In 1964, she began her famous ‘Nanas’ (French slang for ‘woman’) series of sculptures of women. Brightly coloured, fantastical, with large breasts, stomachs and bottoms, and often with black skin, these sculptures explored the way women are objectified in the modern world.

She documented her artistic progress in diaries, books, drawings, photographs and films, which today belong to the Niki Charitable Art Foundation in California that she created. Her granddaughter Bloum Cardenas said: “She was very specific about it, so I feel that I’m carrying on her work. I loved her, she was my role model and I want everyone to love her as much as I did.”

Her biographer, Catherine Francblin said preserving women’s legacies is vital. “Niki de Saint Phalle was way ahead of her time, so people didn’t really understand her art.

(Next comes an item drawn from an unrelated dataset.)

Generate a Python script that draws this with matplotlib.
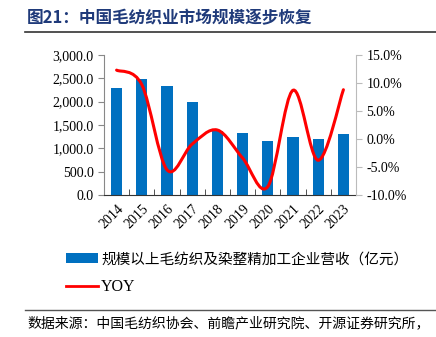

“She was one of those rare women who seized liberty, who had the courage to dare to sculpt. And even more exceptionally, she wanted her work to attract attention. Her American side gave her courage to be different, to be spectacular.”

De Saint Phalle guarded her artistic creativity jealously, raising money to finance her own work rather than replying on grants or commissions. “She funded her Tarot Garden in Tuscany entirely herself. As a result, French institutions didn’t approve of her or her work.”

An exception was Pontus Hultén, the director of the Modern Museum in Stockholm and later the Pompidou Centre, who invited her to exhibit, and acquired her work.

Ms Cardenas says her grandmother was constantly creating. “She wasn’t limited by form, she was force of nature.

“She had amazing strength, and a lot to say, and she found ways to express herself when words wouldn’t suffice.

“She loved to collaborate, and was generous with other artists. She treated them like an artistic family. She wrote a journal, and even when on the phone, she was often drawing at the same time.

“Niki just told her story in her way.”